Greek Week is sup­posed to be a week where all members feel immense pride to be a part of the Greek com­munity. Instead, each house oozes with pride for its own sorority.

I am nor­mally a very Pan­hel­lenic person. I enjoy friend­ships in every house and avoid trash talking other girls
because they wear dif­ferent letters.

But during this one week, I feel the urge to paint my body blue, scream Kappa cheers from the top of Central Hall, pummel that darn Chi-O owl to a pulp, and snap the Pi Phi arrow over my knee. Perhaps it’s just my com­pet­itive side. Perhaps it’s the nature of Hillsdale College Greek Week.

Here at Hillsdale, you can always find assorted Chi Os and Pi Phis at the Kappa Kupcake Wars. I know the Pi Phis and Kappas wouldn’t miss Chi O’s pan­cakes for the world. But for Hillsdale Greeks, with three sorority houses and an average of only 70 girls par­tic­i­pating in formal recruitment each year, things get per­sonal as every house wants to make their favorite rushees into new sisters.

Rela­tion­ships are strained again during Derby Days as the soror­ities search couch cushions for every last penny to raise money for the Sigma Chis’ phil­an­thropic efforts. Agi­tation fills the air as women of all three houses are squished into crowded bleachers where they are forced to interact and be civil. But why is this so hard?

In reality, the houses on campus are all so obvi­ously similar. Chi Omega, Kappa Kappa Gamma, and Pi Beta Phi are huge national orga­ni­za­tions, each with fan­tastic phil­an­thropic efforts and deep appre­ci­ation for tra­dition and ritual. Each house was created to promote womanly behavior, love, and sis­terhood. But somehow we forget to exercise these ideas with women outside of our spe­cific house.

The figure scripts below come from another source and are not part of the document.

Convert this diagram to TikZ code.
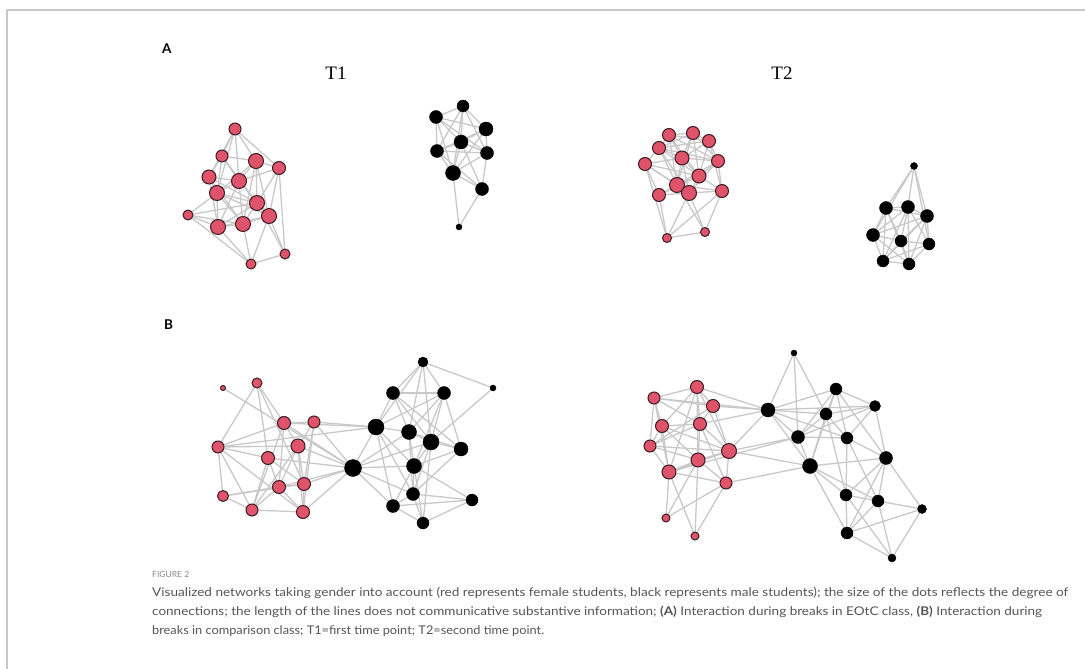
\documentclass[tikz,border=0pt]{standalone}
\usepackage{fontspec}
\setmainfont{Liberation Serif}
\newfontfamily\capfont{Lato}
\usetikzlibrary{backgrounds}
\definecolor{femred}{HTML}{DF536B}
\definecolor{femrim}{HTML}{3A1C22}
\definecolor{linkgray}{HTML}{C8C8C8}
\definecolor{framegray}{HTML}{C8C8C8}
\definecolor{captext}{HTML}{555555}
\definecolor{caphead}{HTML}{8A8A8A}
\tikzset{
  fem/.style={circle, fill=femred, draw=femrim, line width=1pt, inner sep=0pt},
  mal/.style={circle, fill=black, draw=black, line width=0.4pt, inner sep=0pt},
  link/.style={draw=linkgray, line width=1.3pt},
  panel/.style={font=\capfont\bfseries\fontsize{13.5}{16}\selectfont, anchor=base west, inner sep=0pt},
  stamp/.style={font=\fontsize{19}{22}\selectfont, anchor=base, inner sep=0pt},
  capline/.style={anchor=base west, inner sep=0pt, text=captext, font=\capfont\fontsize{12}{14}\selectfont},
  caphd/.style={anchor=base west, inner sep=0pt, text=caphead, font=\capfont\fontsize{8.5}{10}\selectfont}
}
\begin{document}
\begin{tikzpicture}[x=1pt,y=-1pt]
\useasboundingbox (0,0) rectangle (1085,669);
% frame
\draw[framegray, line width=1.2pt] (7,669) -- (7,10) -- (1085,10);

% ---------- panel A, T1 ----------
\foreach \n/\x/\y/\d in {a1/235/129/12, a2/222/156/12, a3/256/161/15, a4/279/168/13, a5/209/177/14,
  a6/239/181/15, a7/217/193/15, a8/257/203/15, a9/188/215/10, a10/269/216/15, a11/218/227/15,
  a12/243/224/15, a13/285/254/10, a14/251/264/10}
  \node[fem, minimum size=\d pt] (\n) at (\x,\y) {};
\foreach \n/\x/\y/\d in {b1/463/106/12, b2/436/117/13, b3/486/129/14, b4/461/142/14, b5/437/151/13,
  b6/487/153/13, b7/453/173/15, b8/482/189/13, b9/459/227/6}
  \node[mal, minimum size=\d pt] (\n) at (\x,\y) {};

% ---------- panel A, T2 ----------
\foreach \n/\x/\y/\d in {c1/669/135/13, c2/693/133/13, c3/709/141/13, c4/659/148/13, c5/682/158/14,
  c6/718/161/13, c7/645/164/13, c8/699/176/14, c9/677/185/15, c10/659/195/13, c11/689/193/15,
  c12/722/191/13, c13/667/238/9, c14/705/232/9}
  \node[fem, minimum size=\d pt] (\n) at (\x,\y) {};
\foreach \n/\x/\y/\d in {d1/914/166/7, d2/886/208/13, d3/908/207/13, d4/927/216/13, d5/873/235/13,
  d6/901/241/12, d7/929/244/12, d8/883/261/12, d9/909/264/12}
  \node[mal, minimum size=\d pt] (\n) at (\x,\y) {};

% ---------- panel B, left ----------
\foreach \n/\x/\y/\d in {e1/223/388/5, e2/257/383/10, e3/284/423/13, e4/314/422/12, e5/218/447/12,
  e6/298/446/14, e7/268/458/13, e8/279/487/13, e9/304/484/13, e10/223/496/11, e11/252/510/12,
  e12/303/512/13}
  \node[fem, minimum size=\d pt] (\n) at (\x,\y) {};
\foreach \n/\x/\y/\d in {f1/423/362/10, f2/493/388/6, f3/393/393/13, f4/444/393/13, f5/376/427/16,
  f6/409/432/15, f7/431/442/16, f8/461/449/14, f9/353/468/17, f10/414/466/15, f11/413/494/13,
  f12/472/500/12, f13/393/506/13, f14/423/523/12}
  \node[mal, minimum size=\d pt] (\n) at (\x,\y) {};

% ---------- panel B, right ----------
\foreach \n/\x/\y/\d in {g1/697/387/13, g2/654/398/12, g3/713/406/13, g4/662/426/13, g5/700/424/13,
  g6/650/446/12, g7/729/451/15, g8/698/460/14, g9/669/472/14, g10/726/483/12, g11/666/518/8,
  g12/695/536/8}
  \node[fem, minimum size=\d pt] (\n) at (\x,\y) {};
\foreach \n/\x/\y/\d in {h1/794/353/6, h2/768/410/14, h3/836/389/12, h4/875/406/11, h5/826/414/12,
  h6/798/437/13, h7/847/438/12, h8/886/458/13, h9/810/466/15, h10/846/495/12, h11/878/501/12,
  h12/922/509/9, h13/847/533/12, h14/892/558/8}
  \node[mal, minimum size=\d pt] (\n) at (\x,\y) {};

% ---------- ties ----------
\begin{pgfonlayer}{background}
\foreach \u/\v in {a1/a2, a1/a3, a1/a5, a1/a6, a1/a4, a1/a7, a2/a3, a2/a5, a2/a6, a2/a7, a2/a8,
  a3/a4, a3/a6, a3/a7, a3/a8, a3/a10, a3/a12, a4/a8, a4/a10, a4/a13, a4/a6, a5/a6, a5/a7,
  a5/a8, a5/a11, a5/a12, a6/a7, a6/a8, a6/a10, a6/a12, a6/a11, a7/a8, a7/a10, a7/a11, a7/a12,
  a7/a9, a8/a10, a8/a11, a8/a12, a8/a13, a8/a9, a9/a11, a9/a14, a9/a12, a10/a12, a10/a13,
  a10/a14, a10/a11, a11/a12, a11/a14, a12/a14, a13/a14}
  \draw[link] (\u) -- (\v);
\foreach \u/\v in {b1/b2, b1/b3, b1/b4, b1/b5, b1/b6, b1/b7, b2/b3, b2/b4, b2/b5, b2/b6, b2/b7,
  b3/b4, b3/b5, b3/b6, b3/b7, b4/b5, b4/b6, b4/b7, b4/b8, b5/b6, b5/b7, b5/b8, b6/b7, b6/b8,
  b7/b8, b7/b9, b8/b9}
  \draw[link] (\u) -- (\v);
\foreach \u/\v in {c1/c2, c1/c3, c1/c4, c1/c5, c1/c8, c1/c9, c1/c6, c2/c3, c2/c4, c2/c5, c2/c6,
  c2/c8, c2/c9, c3/c4, c3/c5, c3/c6, c3/c8, c3/c12, c4/c5, c4/c6, c4/c7, c4/c8, c4/c9, c4/c11,
  c5/c6, c5/c7, c5/c8, c5/c9, c5/c11, c6/c8, c6/c9, c6/c11, c6/c12, c7/c8, c7/c9, c7/c10,
  c7/c11, c7/c13, c8/c9, c8/c10, c8/c11, c8/c12, c9/c10, c9/c11, c9/c12, c9/c14, c10/c11,
  c10/c13, c11/c12, c11/c13, c11/c14, c12/c13, c12/c14, c13/c14}
  \draw[link] (\u) -- (\v);
\foreach \u/\v in {d1/d2, d1/d3, d1/d4, d1/d5, d1/d7, d2/d3, d2/d4, d2/d5, d2/d6, d2/d8, d2/d9,
  d3/d4, d3/d5, d3/d6, d3/d7, d3/d8, d3/d9, d4/d5, d4/d6, d4/d7, d4/d8, d4/d9, d5/d6, d5/d8,
  d5/d9, d6/d7, d6/d8, d6/d9, d7/d8, d7/d9, d8/d9}
  \draw[link] (\u) -- (\v);
\foreach \u/\v in {e1/f9, e2/e3, e2/e5, e2/e7, e2/e9, e3/e4, e3/e5, e3/e6, e3/e8, e3/e11,
  e4/e6, e4/e9, e4/e12, e5/e6, e5/e7, e5/e10, e5/e11, e5/e12, e6/e8, e6/e9, e6/e11, e6/e12,
  e7/e8, e7/e9, e7/e11, e8/e9, e8/e11, e8/e12, e9/e12, e10/e8, e10/e9, e10/e11, e11/e12,
  e3/f9, e6/f9, e7/f9, e8/f9, e9/f9, e12/f9, e4/f5, e3/f5, e5/f5, e4/f9}
  \draw[link] (\u) -- (\v);
\foreach \u/\v in {f1/f2, f1/f3, f1/f4, f1/f5, f1/f6, f1/f7, f2/f7, f3/f4, f3/f5, f3/f6, f3/f7,
  f3/f8, f4/f5, f4/f6, f4/f7, f4/f8, f4/f10, f5/f6, f5/f9, f5/f10, f5/f11, f5/f13, f6/f7,
  f6/f8, f6/f9, f6/f10, f6/f11, f7/f8, f7/f9, f7/f10, f7/f11, f7/f14, f8/f10, f8/f11, f9/f10,
  f9/f11, f9/f13, f10/f11, f10/f12, f10/f13, f10/f14, f11/f12, f11/f13, f11/f14, f12/f13,
  f12/f14, f13/f14}
  \draw[link] (\u) -- (\v);
\foreach \u/\v in {g1/g2, g1/g3, g1/g4, g1/g5, g1/g7, g1/g8, g1/g9, g2/g3, g2/g4, g2/g5, g2/g6,
  g2/g9, g3/g5, g3/g6, g3/g7, g4/g5, g4/g6, g4/g7, g4/g8, g4/g9, g5/g6, g5/g7, g5/g8, g5/g10,
  g6/g7, g6/g8, g6/g9, g7/g8, g7/g9, g7/g10, g8/g9, g8/g10, g8/g11, g8/g12, g9/g10, g9/g11,
  g9/g12, g10/g11, g10/g12, g1/h2, g2/h2, g3/h2, g5/h2, g7/h2, g7/h6, g7/h9, g10/h9, g9/h6}
  \draw[link] (\u) -- (\v);
\foreach \u/\v in {h1/h2, h1/h5, h1/h6, h2/h3, h2/h4, h2/h5, h2/h6, h2/h7, h2/h9, h3/h4, h3/h5,
  h3/h6, h3/h7, h3/h8, h3/h9, h4/h5, h4/h6, h4/h7, h4/h8, h5/h6, h5/h7, h5/h9, h5/h10, h6/h7,
  h6/h9, h7/h8, h7/h10, h7/h11, h8/h9, h8/h10, h8/h11, h8/h12, h8/h13, h9/h10, h9/h11, h9/h13,
  h10/h11, h10/h13, h10/h14, h11/h12, h11/h13, h11/h14, h12/h13, h12/h14, h13/h14}
  \draw[link] (\u) -- (\v);
\end{pgfonlayer}

% ---------- labels ----------
\node[panel] (labA) at (162,54) {A};
\node[panel] (labB) at (164,329) {B};
\node[stamp] (t1) at (336,80) {T1};
\node[stamp] (t2) at (782,80) {T2};

% ---------- caption ----------
\node[caphd] (fig) at (152,577) {FIGURE 2};
\node[capline] (cap1) at (152,596) {\resizebox{916pt}{\height}{Visualized networks taking gender into account (red represents female students, black represents male students); the size of the dots reflects the degree of}};
\node[capline] (cap2) at (152,615) {\resizebox{890pt}{\height}{connections; the length of the lines does not communicative substantive information; \textbf{(A)} Interaction during breaks in EOtC class, \textbf{(B)} Interaction during}};
\node[capline] (cap3) at (152,634) {\resizebox{392pt}{\height}{breaks in comparison class; T1=first time point; T2=second time point.}};
\end{tikzpicture}
\end{document}
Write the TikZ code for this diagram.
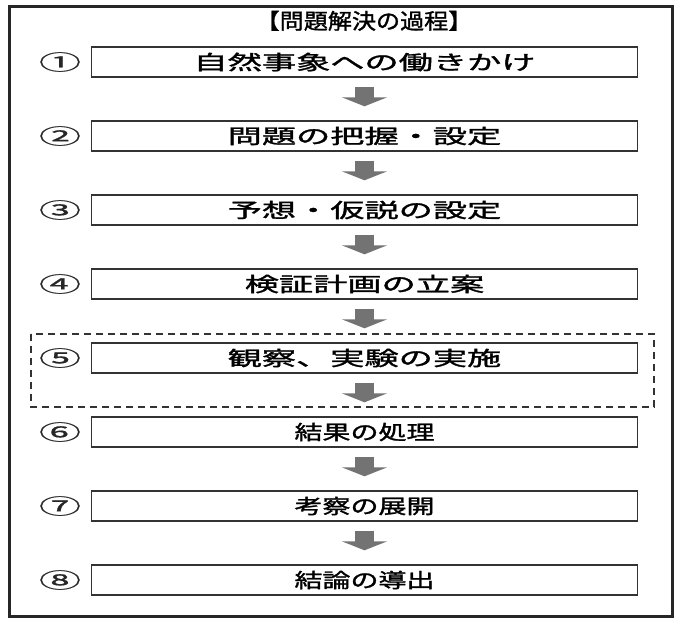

It’s crucial that we remind our­selves of these many sim­i­lar­ities when ten­sions rise on Greek row. Espe­cially our most important sim­i­larity: We’re all Hillsdale College stu­dents. We all struggle through Western Her­itage, we all receive Bill Whorley’s email warnings, and we all cheer for the Chargers. We all chose Hillsdale and we all love Hillsdale. Isn’t that out­stand­ingly uni­fying? Shouldn’t that be enough?

Maybe it’s not.

It’s time that Greek Week underwent a couple of pos­itive changes. All Greek women could be mixed together, then sep­a­rated into three teams com­posed of women from each house. This alter­native would give women the chance to meet, play, and bond with women whom they might not know. A week where the letters come off means a week where the walls between the houses must come down.

And if the thought of mixing seems too extreme, maybe the Pan­hel­lenic council could rethink the events. Instead of throwing elbows during a bas­ketball game, we should be racing tri­cycles. Instead of strate­gizing how to win the vol­leyball game, we should be putting on a fashion show and raising ben­efits for charity. Greek Week has the potential to change, and the potential to improve — we just have to let it.